Evanston’s Finance and Budget Committee closed in on a policy statement for how to wipe out the city’s public safety pension funding gap Tuesday night.
Despite a variety of disagreements over exact wording, the panel reached agreement that the money to have the pension programs reach 100% funding by 2040 would come from:
- Property tax revenue at the prior year’s levy level, plus
- The maximum share of Personal Property Replacement Tax revenue consistent with state requirements, plus
- Unrestricted reserves in the city’s general fund, plus — only if the first three proved insufficient,
- An increase in the the property tax levy.
How much money would need to be contributed each year would be set by the City Council based on the recommendation of the city’s actuary about what rate of return assumptions are reasonable.
The city’s pension actuary firm, Foster and Foster, has estimated that closing the pension funding gap, assuming a 6.5% return on investments, will require spending about $6 million more per year on pension fund contributions than the $25 million the city is contributing this year.
But the projections show that once the funding gap is closed the required contributions would drop to a total of less than $5 million a year by 2042.

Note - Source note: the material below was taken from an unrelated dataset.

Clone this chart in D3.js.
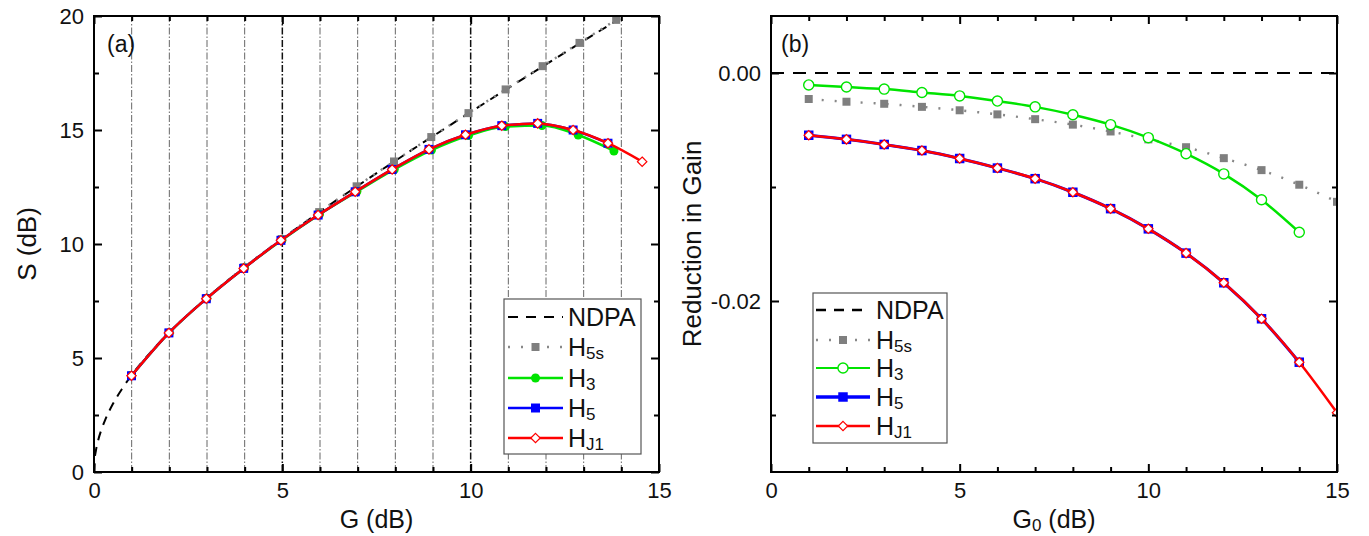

So the long term benefit to future city taxpayers appears to be very dramatic.
The public safety pension funds have been hovering around a 50% funding level in recent years, despite previous, less dramatic efforts by the City Council to increase contributions.
The committee has been struggling to reach agreement on the policy statement for several months. It now hopes to be able to vote on the final wording at its July meeting
Once that vote is taken, the proposal will be referred to the full City Council for adoption, hopefully in time to be used in developing the 2024 city budget.
Any policy the council adopts is subject to being changed by a simple majority council vote at any time — and to just not being followed in setting a given year’s budget.
But committee members hope that the act of adopting a policy statement will create some incentive to actually follow it in future years.